+++ Collected material
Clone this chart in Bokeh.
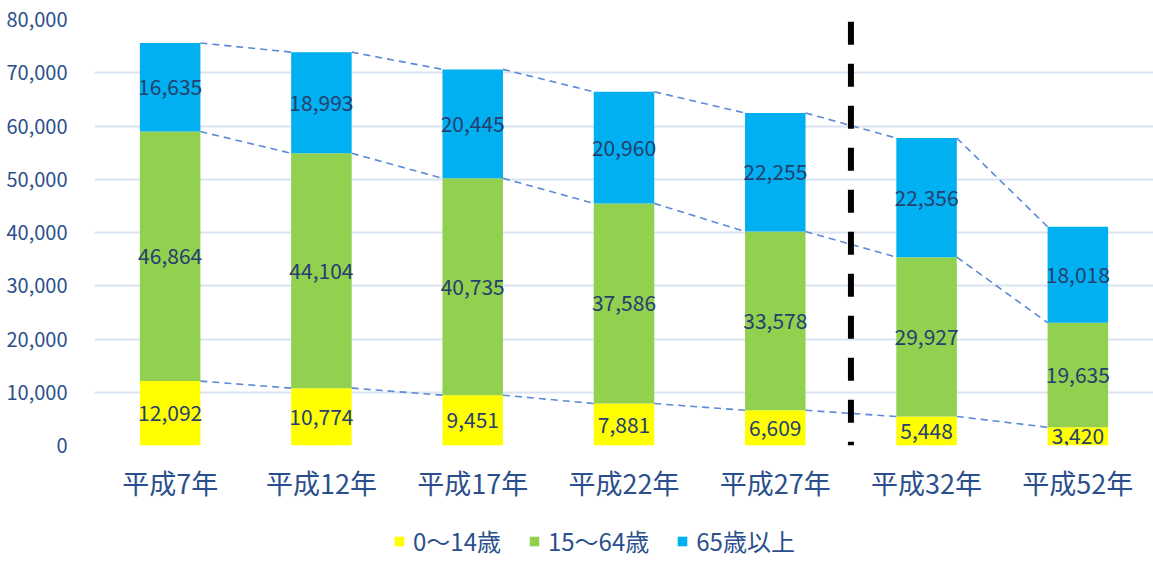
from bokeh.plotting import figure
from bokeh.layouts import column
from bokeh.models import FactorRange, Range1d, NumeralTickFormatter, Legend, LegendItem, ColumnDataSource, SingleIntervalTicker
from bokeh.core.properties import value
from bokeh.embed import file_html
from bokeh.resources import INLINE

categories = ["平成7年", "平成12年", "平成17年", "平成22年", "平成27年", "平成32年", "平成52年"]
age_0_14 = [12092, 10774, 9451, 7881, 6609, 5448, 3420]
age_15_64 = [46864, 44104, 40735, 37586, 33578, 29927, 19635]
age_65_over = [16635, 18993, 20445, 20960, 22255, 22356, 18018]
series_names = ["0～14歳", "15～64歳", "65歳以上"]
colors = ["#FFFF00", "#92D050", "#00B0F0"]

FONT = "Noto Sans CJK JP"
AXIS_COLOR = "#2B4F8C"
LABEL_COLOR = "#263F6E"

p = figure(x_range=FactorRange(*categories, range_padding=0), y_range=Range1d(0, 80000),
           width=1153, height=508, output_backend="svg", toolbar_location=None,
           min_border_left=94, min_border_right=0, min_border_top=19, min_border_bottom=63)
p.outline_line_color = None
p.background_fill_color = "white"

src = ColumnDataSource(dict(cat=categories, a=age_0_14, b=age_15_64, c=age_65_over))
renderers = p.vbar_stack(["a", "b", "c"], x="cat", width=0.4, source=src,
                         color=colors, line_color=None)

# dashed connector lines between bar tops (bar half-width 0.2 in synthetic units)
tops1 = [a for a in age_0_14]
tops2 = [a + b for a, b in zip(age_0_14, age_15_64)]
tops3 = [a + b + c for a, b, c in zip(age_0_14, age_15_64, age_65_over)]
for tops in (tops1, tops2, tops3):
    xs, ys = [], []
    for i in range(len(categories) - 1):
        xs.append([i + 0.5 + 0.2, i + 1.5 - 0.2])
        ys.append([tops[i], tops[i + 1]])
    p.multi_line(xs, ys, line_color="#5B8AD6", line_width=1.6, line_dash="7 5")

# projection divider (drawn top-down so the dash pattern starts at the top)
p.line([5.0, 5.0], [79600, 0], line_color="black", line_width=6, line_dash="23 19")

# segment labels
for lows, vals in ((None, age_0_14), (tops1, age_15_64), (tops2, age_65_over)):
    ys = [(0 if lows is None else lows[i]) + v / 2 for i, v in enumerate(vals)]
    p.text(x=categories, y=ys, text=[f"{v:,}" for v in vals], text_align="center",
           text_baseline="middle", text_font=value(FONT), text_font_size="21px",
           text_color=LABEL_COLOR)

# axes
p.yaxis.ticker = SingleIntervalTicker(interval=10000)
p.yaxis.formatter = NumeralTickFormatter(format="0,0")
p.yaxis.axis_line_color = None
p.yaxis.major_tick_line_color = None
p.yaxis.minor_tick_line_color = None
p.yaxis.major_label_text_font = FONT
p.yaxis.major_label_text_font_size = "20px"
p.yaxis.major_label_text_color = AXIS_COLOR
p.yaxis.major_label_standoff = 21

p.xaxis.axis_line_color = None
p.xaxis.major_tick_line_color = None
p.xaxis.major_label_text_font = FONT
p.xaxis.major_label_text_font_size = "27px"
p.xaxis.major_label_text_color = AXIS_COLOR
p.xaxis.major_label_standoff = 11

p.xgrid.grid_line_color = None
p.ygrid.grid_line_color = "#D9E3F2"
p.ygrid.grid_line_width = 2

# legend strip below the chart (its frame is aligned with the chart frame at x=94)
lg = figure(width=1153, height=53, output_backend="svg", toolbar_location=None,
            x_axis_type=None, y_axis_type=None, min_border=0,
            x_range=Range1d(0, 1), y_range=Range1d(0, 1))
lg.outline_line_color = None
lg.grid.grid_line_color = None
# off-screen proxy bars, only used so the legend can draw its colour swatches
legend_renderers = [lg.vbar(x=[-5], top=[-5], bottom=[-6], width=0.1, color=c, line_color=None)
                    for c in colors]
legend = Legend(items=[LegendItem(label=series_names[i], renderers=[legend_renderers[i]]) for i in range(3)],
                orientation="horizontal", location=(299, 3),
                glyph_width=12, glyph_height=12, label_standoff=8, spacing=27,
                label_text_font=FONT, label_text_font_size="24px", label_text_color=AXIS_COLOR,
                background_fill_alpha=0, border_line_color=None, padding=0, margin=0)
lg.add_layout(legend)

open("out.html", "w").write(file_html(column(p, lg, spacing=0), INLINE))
++++++
* _The request_: Reproduce each line exactly as it appears, omitting the pictures.

* _Finished task_:
Clone this chart in Bokeh.
from bokeh.plotting import figure
from bokeh.layouts import column
from bokeh.models import FactorRange, Range1d, NumeralTickFormatter, Legend, LegendItem, ColumnDataSource, SingleIntervalTicker
from bokeh.core.properties import value
from bokeh.embed import file_html
from bokeh.resources import INLINE

categories = ["平成7年", "平成12年", "平成17年", "平成22年", "平成27年", "平成32年", "平成52年"]
age_0_14 = [12092, 10774, 9451, 7881, 6609, 5448, 3420]
age_15_64 = [46864, 44104, 40735, 37586, 33578, 29927, 19635]
age_65_over = [16635, 18993, 20445, 20960, 22255, 22356, 18018]
series_names = ["0～14歳", "15～64歳", "65歳以上"]
colors = ["#FFFF00", "#92D050", "#00B0F0"]

FONT = "Noto Sans CJK JP"
AXIS_COLOR = "#2B4F8C"
LABEL_COLOR = "#263F6E"

p = figure(x_range=FactorRange(*categories, range_padding=0), y_range=Range1d(0, 80000),
           width=1153, height=508, output_backend="svg", toolbar_location=None,
           min_border_left=94, min_border_right=0, min_border_top=19, min_border_bottom=63)
p.outline_line_color = None
p.background_fill_color = "white"

src = ColumnDataSource(dict(cat=categories, a=age_0_14, b=age_15_64, c=age_65_over))
renderers = p.vbar_stack(["a", "b", "c"], x="cat", width=0.4, source=src,
                         color=colors, line_color=None)

# dashed connector lines between bar tops (bar half-width 0.2 in synthetic units)
tops1 = [a for a in age_0_14]
tops2 = [a + b for a, b in zip(age_0_14, age_15_64)]
tops3 = [a + b + c for a, b, c in zip(age_0_14, age_15_64, age_65_over)]
for tops in (tops1, tops2, tops3):
    xs, ys = [], []
    for i in range(len(categories) - 1):
        xs.append([i + 0.5 + 0.2, i + 1.5 - 0.2])
        ys.append([tops[i], tops[i + 1]])
    p.multi_line(xs, ys, line_color="#5B8AD6", line_width=1.6, line_dash="7 5")

# projection divider (drawn top-down so the dash pattern starts at the top)
p.line([5.0, 5.0], [79600, 0], line_color="black", line_width=6, line_dash="23 19")

# segment labels
for lows, vals in ((None, age_0_14), (tops1, age_15_64), (tops2, age_65_over)):
    ys = [(0 if lows is None else lows[i]) + v / 2 for i, v in enumerate(vals)]
    p.text(x=categories, y=ys, text=[f"{v:,}" for v in vals], text_align="center",
           text_baseline="middle", text_font=value(FONT), text_font_size="21px",
           text_color=LABEL_COLOR)

# axes
p.yaxis.ticker = SingleIntervalTicker(interval=10000)
p.yaxis.formatter = NumeralTickFormatter(format="0,0")
p.yaxis.axis_line_color = None
p.yaxis.major_tick_line_color = None
p.yaxis.minor_tick_line_color = None
p.yaxis.major_label_text_font = FONT
p.yaxis.major_label_text_font_size = "20px"
p.yaxis.major_label_text_color = AXIS_COLOR
p.yaxis.major_label_standoff = 21

p.xaxis.axis_line_color = None
p.xaxis.major_tick_line_color = None
p.xaxis.major_label_text_font = FONT
p.xaxis.major_label_text_font_size = "27px"
p.xaxis.major_label_text_color = AXIS_COLOR
p.xaxis.major_label_standoff = 11

p.xgrid.grid_line_color = None
p.ygrid.grid_line_color = "#D9E3F2"
p.ygrid.grid_line_width = 2

# legend strip below the chart (its frame is aligned with the chart frame at x=94)
lg = figure(width=1153, height=53, output_backend="svg", toolbar_location=None,
            x_axis_type=None, y_axis_type=None, min_border=0,
            x_range=Range1d(0, 1), y_range=Range1d(0, 1))
lg.outline_line_color = None
lg.grid.grid_line_color = None
# off-screen proxy bars, only used so the legend can draw its colour swatches
legend_renderers = [lg.vbar(x=[-5], top=[-5], bottom=[-6], width=0.1, color=c, line_color=None)
                    for c in colors]
legend = Legend(items=[LegendItem(label=series_names[i], renderers=[legend_renderers[i]]) for i in range(3)],
                orientation="horizontal", location=(299, 3),
                glyph_width=12, glyph_height=12, label_standoff=8, spacing=27,
                label_text_font=FONT, label_text_font_size="24px", label_text_color=AXIS_COLOR,
                background_fill_alpha=0, border_line_color=None, padding=0, margin=0)
lg.add_layout(legend)

open("out.html", "w").write(file_html(column(p, lg, spacing=0), INLINE))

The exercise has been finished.